戦国時代の城は従来、室町時代に普及した詰の城として使われる「山城」と生活区域の「居館」との関係性と同じように、防御施設としての山城と山城の麓の「根小屋」[注釈 5]と呼ばれる居館の二元構造と考えられてきた[187][188]。1945年以前、日本の考古学調査は戦国時代の城跡では安土城の天主台と本丸部分で行われたのみで、考古学の対象となっていなかったが、1970年代に田中角栄によって提唱された日本列島改造論によって国土開発が積極的に行われるに当たって、中世の城跡も発掘調査の対象となった。そのころ行われた小谷城の発掘調査によって山上に礎石建物が出土したことから、山城に住居施設が存在したことがわかり、観音寺城や置塩城などでも同様の構造が判明した。なお、小谷城と観音寺城は山麓に居館があったことがわかっている。また、小谷城跡山上からは37,000点の陶磁器の出土があり、このうち食器や灯明に使う素焼きの小皿「かわらけ」が36,000点以上を占めており、小谷城では山上に生活施設があったことが推定されている。

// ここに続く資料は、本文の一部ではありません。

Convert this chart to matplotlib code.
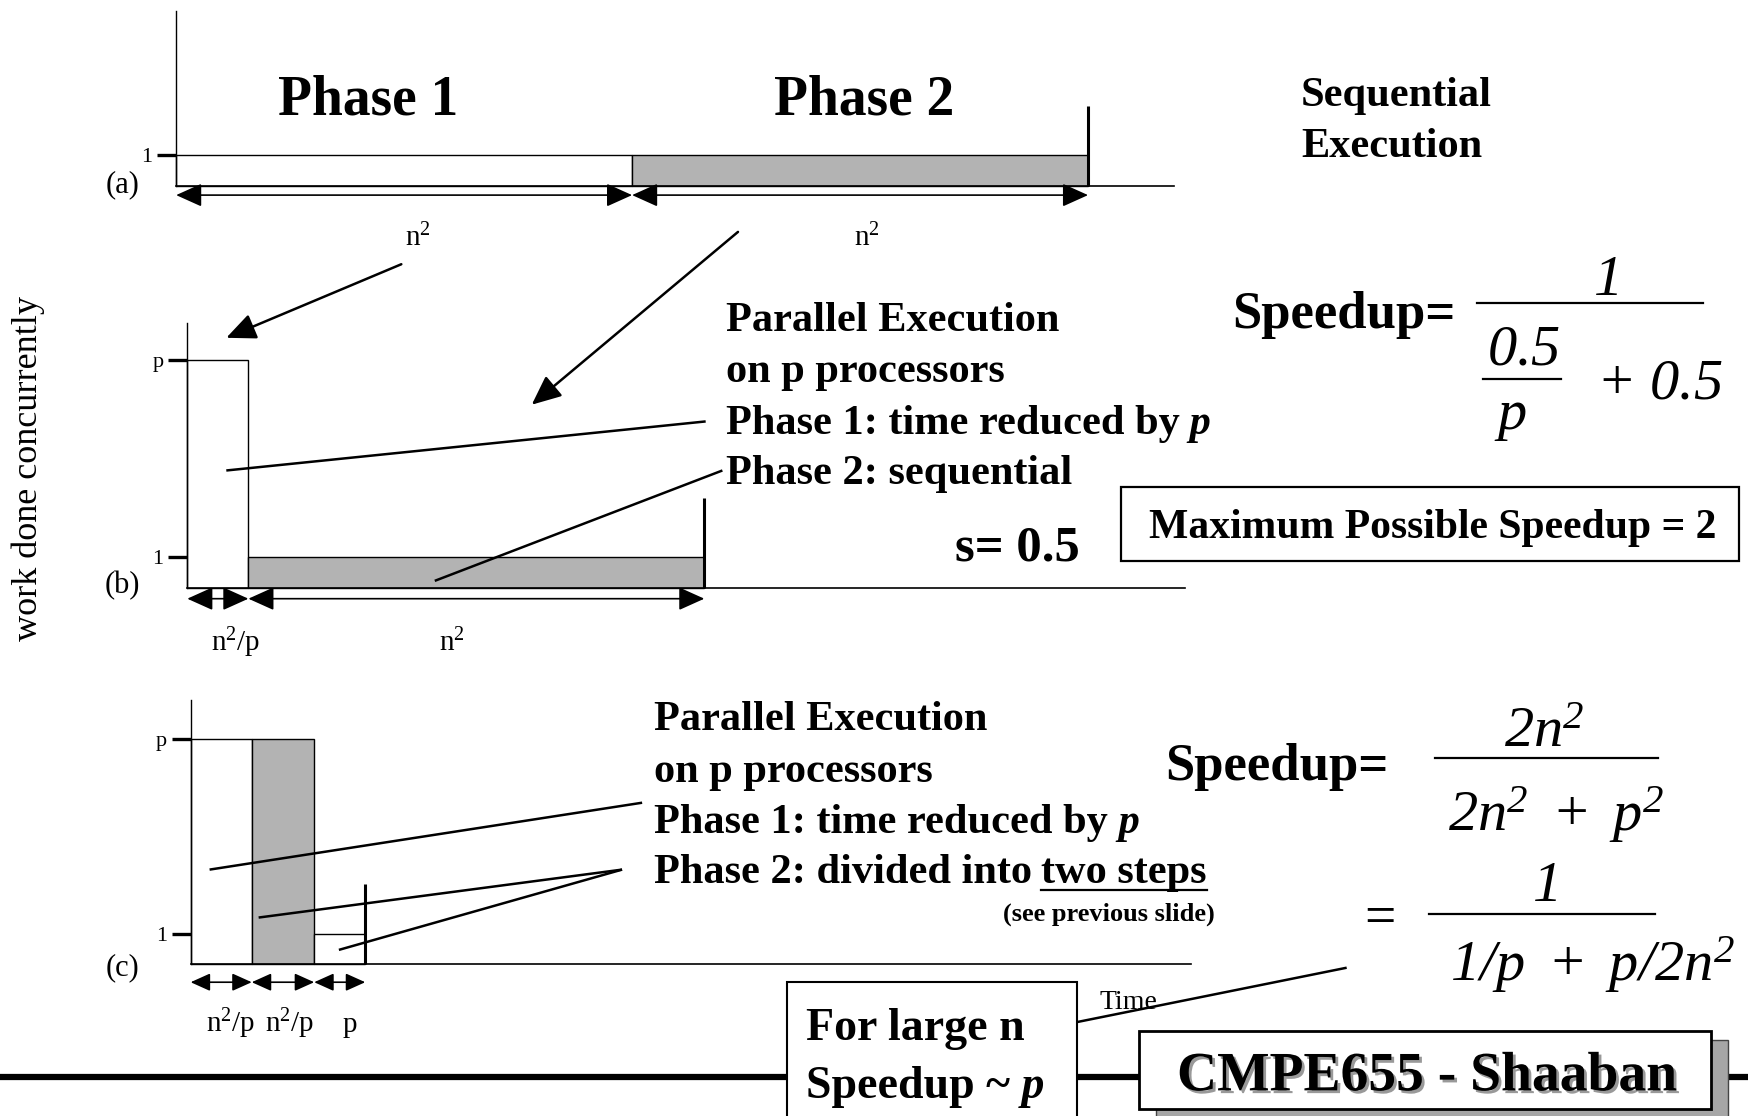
import numpy as np
import matplotlib
matplotlib.use("Agg")
import matplotlib.pyplot as plt
from matplotlib.patches import Rectangle, FancyArrowPatch
import matplotlib.patheffects as pe

# ---------------- data ----------------
P_LEVEL = 7.5                      # drawn height of "p" processors
a_widths = [1.0, 1.0]              # time in units of n^2
a_heights = [1, 1]
a_colors = ["white", "#b3b3b3"]
a_span_labels = [r"n$^2$", r"n$^2$"]

b_widths = [0.134, 1.0]            # n^2/p , n^2
b_heights = [P_LEVEL, 1]
b_colors = ["white", "#b3b3b3"]
b_span_labels = [r"n$^2$/p", r"n$^2$"]

c_widths = [0.134, 0.137, 0.112]   # n^2/p , n^2/p , p
c_heights = [P_LEVEL, P_LEVEL, 1]
c_colors = ["white", "#b3b3b3", "white"]
c_span_labels = [r"n$^2$/p", r"n$^2$/p", "p"]

tick_vals_a = [1]
tick_labels_a = ["1"]
tick_vals_bc = [1, P_LEVEL]
tick_labels_bc = ["1", "p"]

# ---------------- figure ----------------
W, H = 1568, 1001          # canvas coordinate system
PX_PER_N2 = 409.0          # canvas units per n^2 of time
SERIF = ["Liberation Serif", "DejaVu Serif"]
plt.rcParams["font.family"] = SERIF
plt.rcParams["mathtext.fontset"] = "custom"
plt.rcParams["mathtext.rm"] = "Liberation Serif"
plt.rcParams["mathtext.it"] = "Liberation Serif:italic"
plt.rcParams["mathtext.bf"] = "Liberation Serif:bold"
plt.rcParams["mathtext.sf"] = "Liberation Serif:italic"   # fully italic formulas (digits too)

fig = plt.figure(figsize=(17.48, 11.16), dpi=100)
fig.patch.set_facecolor("white")

cv = fig.add_axes([0, 0, 1, 1], zorder=10)
cv.set_xlim(0, W)
cv.set_ylim(H, 0)
cv.axis("off")


def panel(x0, x1, ytop, ybase, unit_px, widths, heights, colors, end_h,
          tvals, tlabels, arrow_y, label_y):
    ax = fig.add_axes([x0 / W, 1 - ybase / H, (x1 - x0) / W, (ybase - ytop) / H], zorder=1)
    ax.set_facecolor("none")
    ax.set_xlim(0, (x1 - x0) / PX_PER_N2)
    ax.set_ylim(0, (ybase - ytop) / unit_px)
    for s in ("top", "right"):
        ax.spines[s].set_visible(False)
    ax.spines["left"].set_linewidth(1.0)
    ax.spines["bottom"].set_linewidth(1.2)
    ax.set_xticks([])
    ax.set_yticks(tvals)
    ax.set_yticklabels(tlabels)
    ax.tick_params(axis="y", direction="out", length=14, width=2.4, labelsize=16, pad=3)
    lefts = np.concatenate([[0], np.cumsum(widths)[:-1]])
    ax.bar(lefts, heights, width=widths, align="edge", color=colors,
           edgecolor="black", linewidth=1.0, clip_on=False)
    end = float(np.sum(widths))
    ax.vlines(end, 0, end_h, colors="black", linewidth=2.2, clip_on=False)
    ya = -(arrow_y - ybase) / unit_px
    yl = -(label_y - ybase) / unit_px
    return ax, lefts, ya, yl


def spans(ax, lefts, widths, ya, yl, labels, ms, label_dx):
    for l, w, lab, dx in zip(lefts, widths, labels, label_dx):
        arr = FancyArrowPatch((l, ya), (l + w, ya),
                              arrowstyle="<|-|>,head_length=0.8,head_width=0.36",
                              mutation_scale=ms, shrinkA=0, shrinkB=0,
                              color="black", linewidth=1.2, clip_on=False)
        ax.add_patch(arr)
        ax.text(l + w / 2 + dx / PX_PER_N2, yl, lab, ha="center", va="baseline",
                fontsize=21, clip_on=False)


# panel (a)
ua = 28.0
axa, la, yaa, yla = panel(158, 1053, 10, 167, ua, a_widths, a_heights, a_colors,
                          (167 - 95) / ua, tick_vals_a, tick_labels_a, 175, 221)
spans(axa, la, a_widths, yaa, yla, a_span_labels, 20, [12, 6])

# panel (b)
ub = 27.2
axb, lb, yab, ylb = panel(168, 1063, 290, 527, ub, b_widths, b_heights, b_colors,
                          (527 - 447) / ub, tick_vals_bc, tick_labels_bc, 537, 584)
spans(axb, lb, b_widths, yab, ylb, b_span_labels, 20, [16, -22])

# panel (c)
uc = 27.0
axc, lc, yac, ylc = panel(171, 1068, 628, 865, uc, c_widths, c_heights, c_colors,
                          (865 - 793) / uc, tick_vals_bc, tick_labels_bc, 881, 926)
spans(axc, lc, c_widths, yac, ylc, c_span_labels, 15, [8, 6, 9])


# ---------------- texts ----------------
def T(x, y, s, size, weight="normal", style="normal", ha="left", va="baseline", **kw):
    return cv.text(x, y, s, fontsize=size, fontweight=weight, fontstyle=style,
                   ha=ha, va=va, family=SERIF, **kw)


renderer = fig.canvas.get_renderer()


def right_edge(t):
    bb = t.get_window_extent(renderer)
    return cv.transData.inverted().transform((bb.x1, bb.y0))[0]


def left_edge(t):
    bb = t.get_window_extent(renderer)
    return cv.transData.inverted().transform((bb.x0, bb.y0))[0]


BODY = 30.5
FML = 42

T(330, 103, "Phase 1", 40, "bold", ha="center")
T(775, 103, "Phase 2", 40, "bold", ha="center")
T(1167, 95, "Sequential", BODY, "bold")
T(1167, 141, "Execution", BODY, "bold")

T(110, 172, "(a)", 22, ha="center")
T(110, 532, "(b)", 22, ha="center")
T(110, 875, "(c)", 22, ha="center")

T(25, 420, "work done concurrently", 26, ha="center", va="center", rotation=90)

# block (b)
T(651, 297, "Parallel Execution", BODY, "bold")
T(651, 343, "on p processors", BODY, "bold")
t = T(651, 389, "Phase 1: time reduced by", BODY, "bold")
T(right_edge(t), 389, " p", BODY, "bold", "italic")
T(651, 434, "Phase 2: sequential", BODY, "bold")
T(857, 503, "s= 0.5", 36.5, "bold")

cv.add_patch(Rectangle((1006, 437), 554, 66, facecolor="white", edgecolor="black", linewidth=1.6))
T(1285, 483, "Maximum Possible Speedup = 2", 30, "bold", ha="center")

T(1105, 294, "Speedup=", 38, "bold")
T(1440, 265, r"$\mathsf{1}$", FML, ha="center")
cv.plot([1325, 1528], [272, 272], color="black", lw=1.6)
T(1367, 327, r"$\mathsf{0.5}$", FML, ha="center")
cv.plot([1330, 1400], [340, 340], color="black", lw=1.6)
T(1355, 385, r"$\mathsf{p}$", FML, ha="center")
T(1432, 357, r"$\mathsf{+\ 0.5}$", FML)

# block (c)
T(587, 655, "Parallel Execution", BODY, "bold")
T(587, 701, "on p processors", BODY, "bold")
t = T(587, 747, "Phase 1: time reduced by", BODY, "bold")
T(right_edge(t), 747, " p", BODY, "bold", "italic")
t = T(587, 792, "Phase 2: divided into", BODY, "bold")
t2 = T(right_edge(t) + 8, 792, "two steps", BODY, "bold")
x0u, x1u = left_edge(t2), right_edge(t2)
cv.plot([x0u, x1u], [798, 798], color="black", lw=1.6)
T(1090, 826, "(see previous slide)", 19, "bold", ha="right")

T(1045, 700, "Speedup=", 38, "bold")
T(1385, 670, r"$\mathsf{2n}^{\mathsf{2}}$", FML, ha="center")
cv.plot([1287, 1487], [680, 680], color="black", lw=1.6)
T(1396, 745, r"$\mathsf{2n}^{\mathsf{2}}\mathsf{\ +\ p}^{\mathsf{2}}$", FML, ha="center")
T(1238, 838, "=", 40, ha="center")
T(1385, 808, r"$\mathsf{1}$", FML, ha="center")
cv.plot([1282, 1485], [820, 820], color="black", lw=1.6)
T(1428, 880, r"$\mathsf{1/p\ +\ p/2n}^{\mathsf{2}}$", FML, ha="center")

T(986, 905, "Time", 20)

# ---------------- leader lines / arrows ----------------
LW = 1.8
for (xs, ys) in [((203, 633), (422, 378)),
                 ((390, 648), (521, 422)),
                 ((188, 576), (780, 720)),
                 ((232, 558), (823, 780)),
                 ((304, 558), (852, 780)),
                 ((950, 1208), (920, 868))]:
    cv.plot(xs, ys, color="black", lw=LW, solid_capstyle="butt")

for (p0, p1) in [((360, 237), (203, 303)), ((662, 208), (477, 363))]:
    cv.add_patch(FancyArrowPatch(p0, p1, arrowstyle="-|>,head_length=0.9,head_width=0.4",
                                 mutation_scale=20, shrinkA=0, shrinkB=0,
                                 color="black", linewidth=LW))

# ---------------- footer ----------------
cv.plot([0, W], [966, 966], color="black", lw=4.5, solid_capstyle="butt", zorder=1)
cv.add_patch(Rectangle((706, 881), 260, 140, facecolor="white", edgecolor="black",
                       linewidth=1.5, zorder=2))
T(723, 933, "For large n", 33, "bold", zorder=3)
t = T(723, 985, "Speedup ~", 33, "bold", zorder=3)
T(right_edge(t), 985, " p", 33, "bold", "italic", zorder=3)

cv.add_patch(Rectangle((1037, 933), 513, 70, facecolor="#a6a6a6", edgecolor="#444444",
                       linewidth=1.0, zorder=2))
cv.add_patch(Rectangle((1022, 925), 513, 70, facecolor="white", edgecolor="black",
                       linewidth=2.0, zorder=3))
T(1280, 978, "CMPE655 - Shaaban", 40, "bold", ha="center", zorder=4,
  path_effects=[pe.SimplePatchShadow(offset=(2, -2), shadow_rgbFace="#999999", alpha=1.0),
                pe.Normal()])

fig.savefig("out.png", dpi=100, facecolor="white")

これらのことから、戦国時代後半には守護大名や戦国大名などは山麓だけではなく山上にも生活施設を設けて、機能によって使い分けていたと中井均は考えている[187]。また、石垣については従来1576年築城の安土城に始まるとされていたが、それ以前の15世紀後半にも高さ4メートルほどの石垣が積まれた城郭が築かれていたことがわっている[187]。

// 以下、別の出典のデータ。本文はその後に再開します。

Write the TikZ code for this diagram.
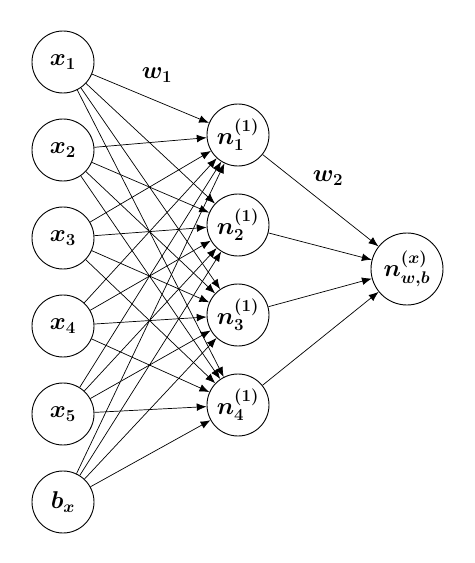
\documentclass[tikz,border=0pt]{standalone}
\usepackage{amsmath}
\usetikzlibrary{arrows.meta}
\begin{document}
\begin{tikzpicture}[x=1cm,y=1cm,>={Latex[length=7pt,width=5.5pt]},
 unit/.style={circle,draw,line width=.65pt,minimum size=1.55cm,inner sep=0pt,font=\boldmath\fontsize{18}{20}\selectfont},
 wire/.style={->,line width=.5pt},
 wlabel/.style={font=\boldmath\fontsize{18}{20}\selectfont}]
\useasboundingbox (0,0) rectangle (11.85,14.075);
% input layer
\foreach \i/\y in {1/12.525,2/10.325,3/8.125,4/5.925,5/3.725}{
 \node[unit] (x\i) at (1.575,\y) {$x_{\i}$};
}
\node[unit] (bx) at (1.575,1.525) {$b_x$};
% hidden layer
\foreach \j/\y in {1/10.7,2/8.45,3/6.2,4/3.95}{
 \node[unit] (n\j) at (5.95,\y) {$n^{(1)}_{\j}$};
}
\node[unit,minimum size=1.8cm] (out) at (10.175,7.35) {$n^{(x)}_{w,b}$};
% connections
\foreach \s in {x1,x2,x3,x4,x5,bx}{
 \foreach \j in {1,...,4}{\draw[wire] (\s)--(n\j);}
}
\foreach \j in {1,...,4}{\draw[wire] (n\j)--(out);}
\node[wlabel] (w1) at (3.925,12.2) {$w_1$};
\node[wlabel] (w2) at (8.2,9.625) {$w_2$};
\end{tikzpicture}
\end{document}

近年においては、各戦国大名がそれぞれ得意とし、特徴を持つ築城術を個々に扱った研究も進んでいる。これは各戦国大名固有の戦術ドクトリンとも密接に関連しており、甲斐武田氏領内における城を中心として見られる迎撃と射撃が補完し合う拠点としての丸馬出や、関東の後北条氏領内や九州北部地域の城を中心として見られる敵の侵攻経路を管制する竪堀、あるいは、火縄銃が多く流通した畿内を中心として見られる射撃拠点としての櫓や望楼を多く伴う城など、地域ごとにさまざまな縄張りへの工夫が見られる。16世紀末期になるとこれまでの軍事的拠点としての山城から、商業・経済の中心は平地や沿岸部に築城した平城の城下町へと移っていった[注釈 4]。
注釈
- ^ 一方で遠国の領主の中には両属的な対応を取った事例も確認できる。明応4年、陸奥の結城政朝は上洛の途次、経由地の越中で足利義材に挨拶を行った上で京都に上っている[19]。

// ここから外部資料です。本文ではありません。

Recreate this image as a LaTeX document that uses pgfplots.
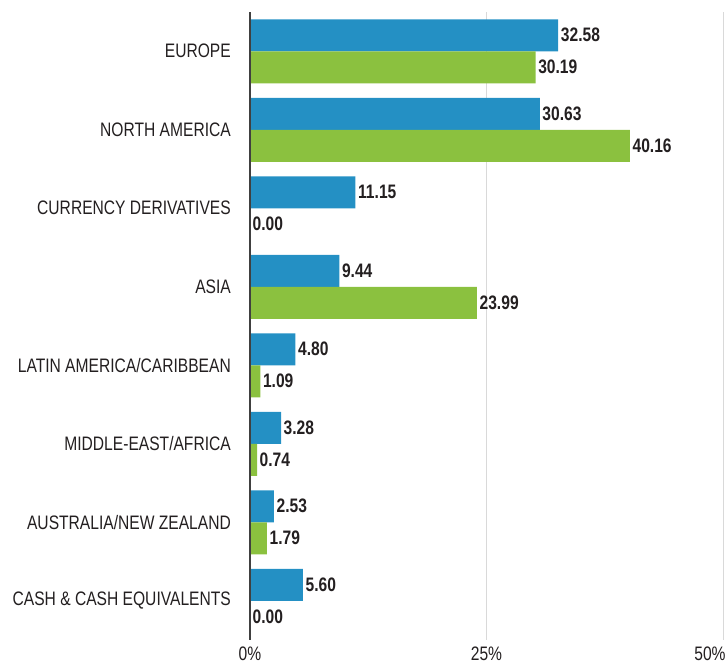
\documentclass[border=0pt]{standalone}
\usepackage{fontspec}
\setmainfont[FakeStretch=0.8]{Liberation Sans}
\usepackage{pgfplots}
\pgfplotsset{compat=1.18}
\definecolor{cblue}{HTML}{2490C4}
\definecolor{cgreen}{HTML}{8BC13F}
\definecolor{ctext}{HTML}{231F20}
\definecolor{caxis}{HTML}{404040}
\begin{document}
\begin{tikzpicture}
\begin{axis}[
  at={(250bp,28bp)}, anchor=south west,
  scale only axis, width=473bp, height=628bp,
  xmin=0, xmax=50, ymin=-0.5, ymax=7.5, y dir=reverse,
  xbar, bar width=32bp,
  axis x line*=bottom, axis y line*=left,
  x axis line style={draw=none},
  y axis line style={draw=none},
  xtick={0,25}, xticklabels={0\%,25\%},
  extra x ticks={50}, extra x tick labels={50\%},
  extra x tick style={xticklabel style={xshift=-13bp}},
  ytick={0,1,2,3,4,5,6,7},
  yticklabels={EUROPE,NORTH AMERICA,CURRENCY DERIVATIVES,ASIA,LATIN AMERICA/CARIBBEAN,MIDDLE-EAST/AFRICA,AUSTRALIA/NEW ZEALAND,CASH \& CASH EQUIVALENTS},
  major tick length=0pt,
  xmajorgrids, grid style={draw=black!15, line width=1pt},
  tick label style={font=\fontsize{19.5bp}{22bp}\selectfont, text=ctext},
  yticklabel style={anchor=east, inner sep=0pt, xshift=-19bp},
  xticklabel style={anchor=north, inner sep=0pt, yshift=-7bp},
  nodes near coords,
  nodes near coords style={font=\bfseries\fontsize{19.5bp}{22bp}\selectfont, text=ctext, anchor=west, inner sep=2.5bp,
    /pgf/number format/.cd, fixed, fixed zerofill, precision=2, assume math mode=true},
  clip=false,
]
\addplot[draw=none, fill=cblue, bar shift=16bp] coordinates {
  (32.58,0) (30.63,1) (11.15,2) (9.44,3) (4.80,4) (3.28,5) (2.53,6) (5.60,7)};
\addplot[draw=none, fill=cgreen, bar shift=-16bp] coordinates {
  (30.19,0) (40.16,1) (0.00,2) (23.99,3) (1.09,4) (0.74,5) (1.79,6) (0.00,7)};
\draw[caxis, line width=1.2pt] (axis cs:0,-0.5) -- (axis cs:0,7.5);
\end{axis}
\pgfresetboundingbox
\useasboundingbox (0,0) rectangle (727bp,668bp);
\end{tikzpicture}
\end{document}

- ^ ただし、伊勢氏(後北条氏)が大名格にまで身分を上昇させるのは北条氏康期以降である。それ以前は身分的には国人に過ぎず[21]、天文年間末期の古河公方・足利義氏擁立段階に至っても、後北条氏は古河公方を推戴することによってしか地域支配を貫徹しえない状況であった[22]。
- ^ 既に戦国時代最末期であるが、足利将軍の権威性は依然として健在だった。元亀3年、毛利輝元の攻勢を受け危機に陥っていた備前の浦上宗景は、義昭に芸備和睦の斡旋を願い出た。備前への侵攻作戦を目前にしていた毛利氏にとって、浦上氏との和睦は到底受け入れ難いものであったが、「今度芸備和平之儀、雖非本意候、京都御下知之条、不能違背、応上意候」と京都(将軍)の命令に背くことは出来ないとして和睦を受諾している[85]。
- ^ a b 「日本の近世城郭は16世紀第4四半期に原型が成立し、17世紀第1四半期にもっとも複雑化した。16世紀第3四半期までは日本の拠点城郭(戦国期拠点城郭)はそれぞれの地域性を色濃く備えた。そうした戦国期拠点城郭のプランに表れた地域性は、築城主体であった権力構造の反映であった。そうした地域性は巨視的に見れば城郭構造の求心・階層構造を指向したものと、並立的な城郭構造を指向したものに区分される。」[186]
- ^ 「根小屋」という用語について香川元太郎は、城の前に形成された家臣屋敷の集合集落としている[185]。